[Begin]
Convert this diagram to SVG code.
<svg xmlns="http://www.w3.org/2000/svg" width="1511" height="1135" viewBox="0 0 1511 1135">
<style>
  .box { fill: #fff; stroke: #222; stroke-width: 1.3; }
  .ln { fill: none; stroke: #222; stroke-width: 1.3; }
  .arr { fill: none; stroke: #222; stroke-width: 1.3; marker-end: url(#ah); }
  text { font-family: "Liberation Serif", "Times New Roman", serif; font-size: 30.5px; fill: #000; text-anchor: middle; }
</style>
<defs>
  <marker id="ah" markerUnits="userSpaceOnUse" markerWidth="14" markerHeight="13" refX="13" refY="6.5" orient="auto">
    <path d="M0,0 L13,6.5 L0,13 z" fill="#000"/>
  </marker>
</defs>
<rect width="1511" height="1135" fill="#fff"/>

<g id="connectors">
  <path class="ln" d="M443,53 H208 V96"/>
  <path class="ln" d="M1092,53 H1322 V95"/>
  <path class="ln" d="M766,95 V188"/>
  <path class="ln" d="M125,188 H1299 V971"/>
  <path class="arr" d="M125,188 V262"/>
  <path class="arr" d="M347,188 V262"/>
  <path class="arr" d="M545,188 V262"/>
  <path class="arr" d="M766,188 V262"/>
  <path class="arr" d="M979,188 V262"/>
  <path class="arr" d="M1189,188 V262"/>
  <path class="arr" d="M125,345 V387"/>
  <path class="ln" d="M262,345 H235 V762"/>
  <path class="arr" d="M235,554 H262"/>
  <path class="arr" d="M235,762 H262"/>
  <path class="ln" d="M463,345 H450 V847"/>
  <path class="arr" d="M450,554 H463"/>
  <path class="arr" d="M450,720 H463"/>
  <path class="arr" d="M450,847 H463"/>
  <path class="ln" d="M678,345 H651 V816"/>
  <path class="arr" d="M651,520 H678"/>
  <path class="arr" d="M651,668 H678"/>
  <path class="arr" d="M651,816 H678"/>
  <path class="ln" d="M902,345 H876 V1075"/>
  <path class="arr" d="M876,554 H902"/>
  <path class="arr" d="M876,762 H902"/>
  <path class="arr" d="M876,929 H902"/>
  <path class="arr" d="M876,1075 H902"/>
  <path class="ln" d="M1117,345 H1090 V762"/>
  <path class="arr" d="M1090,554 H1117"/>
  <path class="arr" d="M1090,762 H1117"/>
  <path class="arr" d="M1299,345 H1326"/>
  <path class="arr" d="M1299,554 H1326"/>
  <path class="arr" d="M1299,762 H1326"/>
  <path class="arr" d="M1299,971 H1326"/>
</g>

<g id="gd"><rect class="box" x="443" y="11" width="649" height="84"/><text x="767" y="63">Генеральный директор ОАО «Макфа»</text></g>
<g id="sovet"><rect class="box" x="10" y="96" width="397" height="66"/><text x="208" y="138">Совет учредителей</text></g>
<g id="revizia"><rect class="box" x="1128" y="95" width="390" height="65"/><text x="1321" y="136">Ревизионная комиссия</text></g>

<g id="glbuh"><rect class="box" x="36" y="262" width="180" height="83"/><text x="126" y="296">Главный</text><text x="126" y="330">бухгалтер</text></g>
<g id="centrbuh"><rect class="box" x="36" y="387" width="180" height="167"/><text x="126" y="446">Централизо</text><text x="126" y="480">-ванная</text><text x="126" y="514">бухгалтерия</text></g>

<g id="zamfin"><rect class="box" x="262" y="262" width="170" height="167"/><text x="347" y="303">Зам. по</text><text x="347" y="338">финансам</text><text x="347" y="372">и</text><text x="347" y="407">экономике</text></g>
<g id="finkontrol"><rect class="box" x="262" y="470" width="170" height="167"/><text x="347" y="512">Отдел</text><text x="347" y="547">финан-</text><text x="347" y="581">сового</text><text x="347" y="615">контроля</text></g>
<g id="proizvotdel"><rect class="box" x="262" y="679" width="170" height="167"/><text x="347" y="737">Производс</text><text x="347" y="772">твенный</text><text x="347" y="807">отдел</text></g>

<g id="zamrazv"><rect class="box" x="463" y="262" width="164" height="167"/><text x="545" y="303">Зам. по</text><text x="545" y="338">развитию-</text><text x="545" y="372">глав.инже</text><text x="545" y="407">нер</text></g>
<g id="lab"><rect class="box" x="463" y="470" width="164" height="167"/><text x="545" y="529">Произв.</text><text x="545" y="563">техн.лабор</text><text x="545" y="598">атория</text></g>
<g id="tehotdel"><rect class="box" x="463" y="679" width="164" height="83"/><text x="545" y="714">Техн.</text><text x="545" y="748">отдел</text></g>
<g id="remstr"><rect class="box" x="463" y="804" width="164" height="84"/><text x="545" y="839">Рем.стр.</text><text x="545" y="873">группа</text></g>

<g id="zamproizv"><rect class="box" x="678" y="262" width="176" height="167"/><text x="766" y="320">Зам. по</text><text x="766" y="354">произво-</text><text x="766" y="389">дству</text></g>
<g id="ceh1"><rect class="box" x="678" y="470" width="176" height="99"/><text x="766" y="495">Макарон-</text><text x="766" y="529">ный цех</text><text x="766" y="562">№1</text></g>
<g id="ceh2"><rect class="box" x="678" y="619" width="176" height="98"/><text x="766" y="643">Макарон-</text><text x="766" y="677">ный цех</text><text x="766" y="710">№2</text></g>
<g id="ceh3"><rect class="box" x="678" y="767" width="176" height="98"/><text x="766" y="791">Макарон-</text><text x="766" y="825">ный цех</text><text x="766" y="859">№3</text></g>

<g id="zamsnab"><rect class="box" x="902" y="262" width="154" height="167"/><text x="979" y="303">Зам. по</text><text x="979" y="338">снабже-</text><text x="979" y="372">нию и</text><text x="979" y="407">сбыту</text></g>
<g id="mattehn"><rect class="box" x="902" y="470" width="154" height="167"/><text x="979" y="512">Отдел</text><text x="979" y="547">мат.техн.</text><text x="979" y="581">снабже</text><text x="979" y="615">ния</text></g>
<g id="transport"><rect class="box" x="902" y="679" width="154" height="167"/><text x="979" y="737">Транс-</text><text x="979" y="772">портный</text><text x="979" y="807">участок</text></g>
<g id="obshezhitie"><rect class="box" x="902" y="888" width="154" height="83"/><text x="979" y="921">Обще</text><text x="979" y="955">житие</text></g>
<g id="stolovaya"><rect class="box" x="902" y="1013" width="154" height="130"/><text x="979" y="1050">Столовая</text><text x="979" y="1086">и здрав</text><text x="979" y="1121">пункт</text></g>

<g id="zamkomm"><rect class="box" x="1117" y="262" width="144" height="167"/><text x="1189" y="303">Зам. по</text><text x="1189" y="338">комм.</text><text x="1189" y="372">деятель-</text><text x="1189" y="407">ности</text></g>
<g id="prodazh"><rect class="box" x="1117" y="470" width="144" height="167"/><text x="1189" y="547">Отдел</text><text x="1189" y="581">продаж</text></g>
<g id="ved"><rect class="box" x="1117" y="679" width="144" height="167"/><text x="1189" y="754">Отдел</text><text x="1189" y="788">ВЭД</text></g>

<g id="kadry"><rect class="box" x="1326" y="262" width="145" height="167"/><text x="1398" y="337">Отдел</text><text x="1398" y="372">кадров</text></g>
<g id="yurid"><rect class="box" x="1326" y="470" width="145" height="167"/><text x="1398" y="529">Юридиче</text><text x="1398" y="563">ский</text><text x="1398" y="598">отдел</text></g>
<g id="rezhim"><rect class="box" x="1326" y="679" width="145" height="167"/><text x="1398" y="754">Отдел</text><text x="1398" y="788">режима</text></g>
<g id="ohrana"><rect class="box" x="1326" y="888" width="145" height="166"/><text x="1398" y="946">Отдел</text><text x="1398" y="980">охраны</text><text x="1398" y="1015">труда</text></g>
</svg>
[End]
[Begin]
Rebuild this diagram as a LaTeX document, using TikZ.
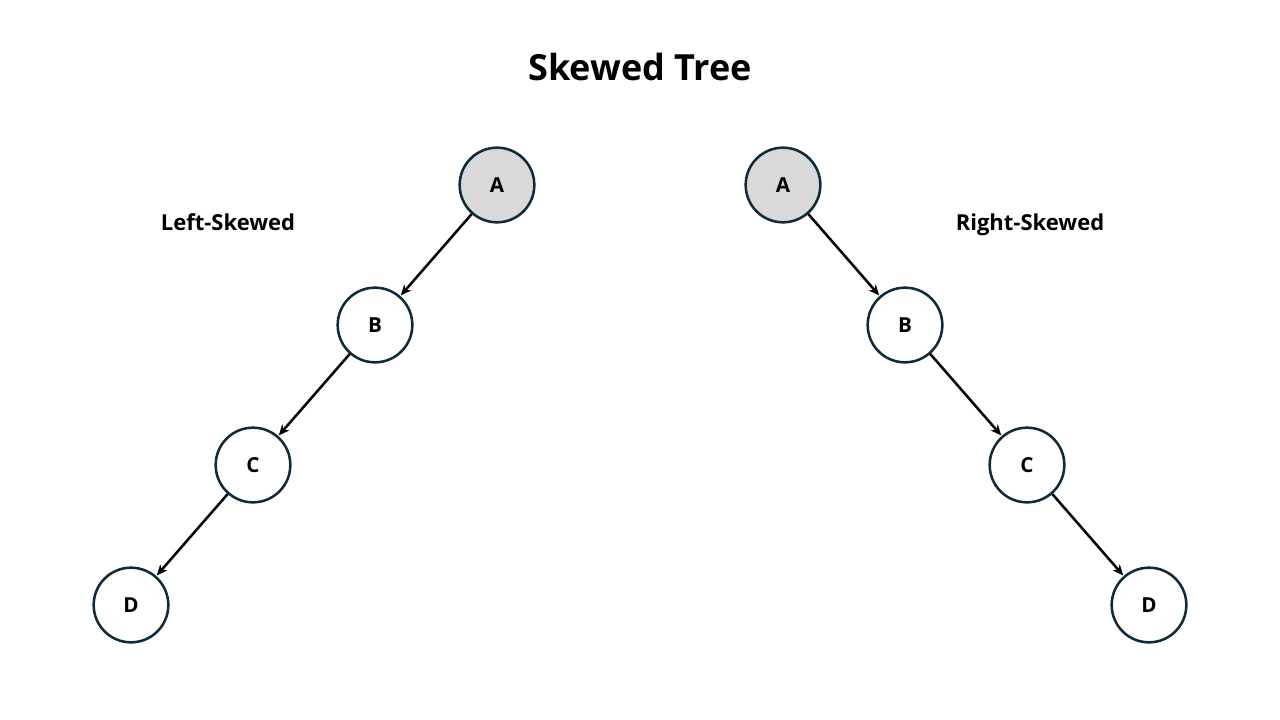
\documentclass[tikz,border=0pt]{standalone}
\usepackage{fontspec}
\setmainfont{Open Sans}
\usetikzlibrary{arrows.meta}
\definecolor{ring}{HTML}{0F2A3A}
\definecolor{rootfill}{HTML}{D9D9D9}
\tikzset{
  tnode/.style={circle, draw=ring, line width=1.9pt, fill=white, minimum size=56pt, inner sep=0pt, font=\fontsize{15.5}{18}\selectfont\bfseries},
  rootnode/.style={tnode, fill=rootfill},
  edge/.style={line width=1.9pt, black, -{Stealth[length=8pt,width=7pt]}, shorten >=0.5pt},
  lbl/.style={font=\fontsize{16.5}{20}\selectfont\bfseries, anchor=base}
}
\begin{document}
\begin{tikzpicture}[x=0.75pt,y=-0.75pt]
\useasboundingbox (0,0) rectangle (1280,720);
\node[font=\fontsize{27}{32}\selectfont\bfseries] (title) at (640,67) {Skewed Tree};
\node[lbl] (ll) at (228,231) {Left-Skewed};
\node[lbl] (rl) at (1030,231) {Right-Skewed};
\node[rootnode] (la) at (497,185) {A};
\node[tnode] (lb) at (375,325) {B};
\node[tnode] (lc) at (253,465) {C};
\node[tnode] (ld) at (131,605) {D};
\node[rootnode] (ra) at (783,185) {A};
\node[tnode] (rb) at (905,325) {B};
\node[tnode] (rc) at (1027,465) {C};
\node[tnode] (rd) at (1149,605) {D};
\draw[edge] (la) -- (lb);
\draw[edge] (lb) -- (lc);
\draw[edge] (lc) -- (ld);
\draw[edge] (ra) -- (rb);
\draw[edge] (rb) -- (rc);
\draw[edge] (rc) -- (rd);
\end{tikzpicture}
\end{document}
[End]
[Begin]
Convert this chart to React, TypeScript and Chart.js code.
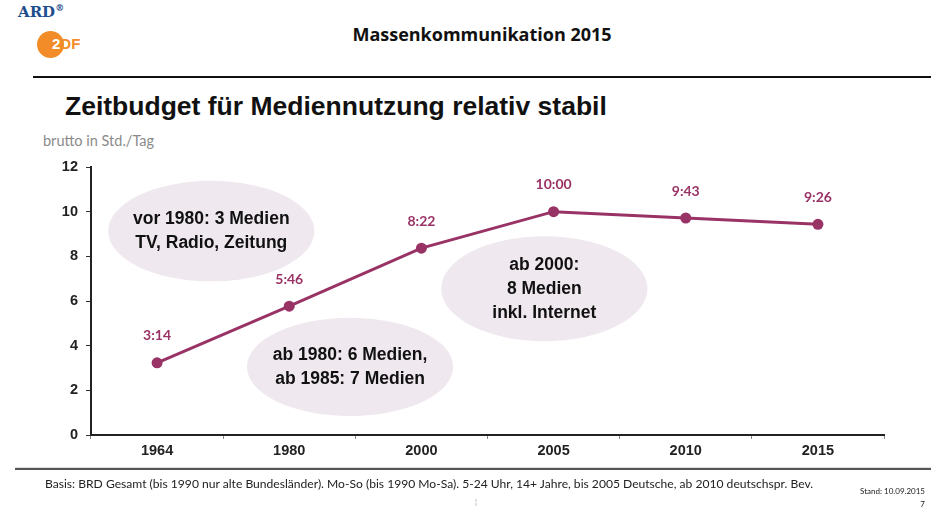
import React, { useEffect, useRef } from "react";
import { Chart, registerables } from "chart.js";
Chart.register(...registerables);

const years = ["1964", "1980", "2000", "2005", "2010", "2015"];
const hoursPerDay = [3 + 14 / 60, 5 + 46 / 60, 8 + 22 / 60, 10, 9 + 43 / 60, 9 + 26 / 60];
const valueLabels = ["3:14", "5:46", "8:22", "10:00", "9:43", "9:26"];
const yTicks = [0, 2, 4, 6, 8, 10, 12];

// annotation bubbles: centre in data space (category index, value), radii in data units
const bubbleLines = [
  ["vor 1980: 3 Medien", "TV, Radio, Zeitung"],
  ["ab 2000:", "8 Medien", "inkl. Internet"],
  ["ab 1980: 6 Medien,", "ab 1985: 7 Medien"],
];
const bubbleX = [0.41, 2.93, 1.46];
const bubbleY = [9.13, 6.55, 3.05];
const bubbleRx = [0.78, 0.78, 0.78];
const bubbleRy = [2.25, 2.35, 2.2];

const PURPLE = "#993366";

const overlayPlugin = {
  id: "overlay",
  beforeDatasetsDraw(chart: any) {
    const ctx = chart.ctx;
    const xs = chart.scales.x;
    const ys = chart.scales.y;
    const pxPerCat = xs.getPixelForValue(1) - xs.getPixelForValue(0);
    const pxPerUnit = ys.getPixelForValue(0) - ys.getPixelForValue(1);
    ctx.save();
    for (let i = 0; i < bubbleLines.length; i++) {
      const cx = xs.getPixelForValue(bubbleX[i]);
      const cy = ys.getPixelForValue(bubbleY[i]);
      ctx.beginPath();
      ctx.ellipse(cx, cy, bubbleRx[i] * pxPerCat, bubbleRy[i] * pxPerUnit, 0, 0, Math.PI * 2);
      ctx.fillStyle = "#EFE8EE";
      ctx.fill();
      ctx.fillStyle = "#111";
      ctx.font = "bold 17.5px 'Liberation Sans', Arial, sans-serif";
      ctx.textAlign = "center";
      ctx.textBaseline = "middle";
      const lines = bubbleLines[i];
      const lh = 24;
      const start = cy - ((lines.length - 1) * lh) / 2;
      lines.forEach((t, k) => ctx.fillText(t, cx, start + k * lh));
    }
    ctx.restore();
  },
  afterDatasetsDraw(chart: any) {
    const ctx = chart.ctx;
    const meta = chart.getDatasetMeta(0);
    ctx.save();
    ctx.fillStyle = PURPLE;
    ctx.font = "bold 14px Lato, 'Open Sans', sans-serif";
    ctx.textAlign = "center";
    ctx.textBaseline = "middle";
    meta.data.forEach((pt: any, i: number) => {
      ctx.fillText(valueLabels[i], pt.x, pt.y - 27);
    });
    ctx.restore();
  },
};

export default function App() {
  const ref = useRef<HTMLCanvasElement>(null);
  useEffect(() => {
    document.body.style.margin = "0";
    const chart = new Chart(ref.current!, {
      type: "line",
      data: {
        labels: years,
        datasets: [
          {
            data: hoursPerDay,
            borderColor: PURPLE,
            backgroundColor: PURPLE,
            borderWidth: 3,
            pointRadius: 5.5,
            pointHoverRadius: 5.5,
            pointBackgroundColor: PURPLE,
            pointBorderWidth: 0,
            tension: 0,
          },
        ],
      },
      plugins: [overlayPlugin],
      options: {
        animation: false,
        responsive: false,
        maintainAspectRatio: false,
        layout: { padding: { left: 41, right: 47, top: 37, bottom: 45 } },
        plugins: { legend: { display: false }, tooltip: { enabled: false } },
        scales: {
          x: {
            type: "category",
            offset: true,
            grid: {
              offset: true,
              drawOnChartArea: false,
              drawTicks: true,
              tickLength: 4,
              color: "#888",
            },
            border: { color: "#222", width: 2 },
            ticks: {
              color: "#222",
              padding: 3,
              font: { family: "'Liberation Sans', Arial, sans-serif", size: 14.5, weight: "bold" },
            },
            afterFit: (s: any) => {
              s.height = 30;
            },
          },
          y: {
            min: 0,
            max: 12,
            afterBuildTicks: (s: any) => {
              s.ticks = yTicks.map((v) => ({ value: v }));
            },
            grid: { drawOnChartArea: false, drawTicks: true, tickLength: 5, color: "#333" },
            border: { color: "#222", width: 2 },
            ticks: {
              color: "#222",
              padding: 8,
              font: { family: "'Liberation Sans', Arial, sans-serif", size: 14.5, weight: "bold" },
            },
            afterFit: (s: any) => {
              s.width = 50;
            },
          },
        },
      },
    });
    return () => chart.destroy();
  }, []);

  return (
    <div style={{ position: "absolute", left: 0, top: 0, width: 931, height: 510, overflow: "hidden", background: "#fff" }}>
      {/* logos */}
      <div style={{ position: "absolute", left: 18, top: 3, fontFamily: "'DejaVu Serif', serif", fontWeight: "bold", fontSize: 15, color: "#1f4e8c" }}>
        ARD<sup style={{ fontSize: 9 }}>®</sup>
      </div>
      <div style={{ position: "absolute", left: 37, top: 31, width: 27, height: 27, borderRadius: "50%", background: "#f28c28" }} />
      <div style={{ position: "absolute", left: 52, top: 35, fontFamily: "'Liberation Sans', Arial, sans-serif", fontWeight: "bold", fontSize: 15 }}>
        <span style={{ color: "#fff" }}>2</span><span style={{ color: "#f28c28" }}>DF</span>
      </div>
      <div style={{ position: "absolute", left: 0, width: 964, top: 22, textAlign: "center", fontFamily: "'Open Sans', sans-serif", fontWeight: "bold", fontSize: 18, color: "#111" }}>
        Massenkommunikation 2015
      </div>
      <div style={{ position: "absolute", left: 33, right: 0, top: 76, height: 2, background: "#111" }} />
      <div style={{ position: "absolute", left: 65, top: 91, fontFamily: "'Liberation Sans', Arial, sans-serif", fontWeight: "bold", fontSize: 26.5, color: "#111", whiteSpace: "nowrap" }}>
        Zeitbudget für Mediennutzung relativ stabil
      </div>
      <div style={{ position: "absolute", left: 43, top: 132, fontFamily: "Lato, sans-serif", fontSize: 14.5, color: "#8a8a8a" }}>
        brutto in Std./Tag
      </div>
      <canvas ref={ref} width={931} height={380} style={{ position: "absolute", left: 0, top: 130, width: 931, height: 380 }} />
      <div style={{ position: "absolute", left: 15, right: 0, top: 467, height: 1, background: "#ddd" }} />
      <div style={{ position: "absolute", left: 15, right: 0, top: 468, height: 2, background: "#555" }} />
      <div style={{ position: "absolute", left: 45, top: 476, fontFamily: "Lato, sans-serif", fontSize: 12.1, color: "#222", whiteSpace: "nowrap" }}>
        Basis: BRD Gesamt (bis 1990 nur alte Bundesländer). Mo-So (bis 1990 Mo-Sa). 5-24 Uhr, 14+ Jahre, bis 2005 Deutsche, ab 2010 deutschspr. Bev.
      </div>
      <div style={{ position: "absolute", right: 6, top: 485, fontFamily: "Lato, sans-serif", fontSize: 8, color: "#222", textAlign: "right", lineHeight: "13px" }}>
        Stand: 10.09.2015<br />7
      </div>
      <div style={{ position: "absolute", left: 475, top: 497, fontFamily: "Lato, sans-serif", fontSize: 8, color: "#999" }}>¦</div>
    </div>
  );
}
[End]
### [PROBLEM STATEMENT]
Find how many lines in the records contain the string "code", then give the number alone.

### [FINISHED EXERCISE]
2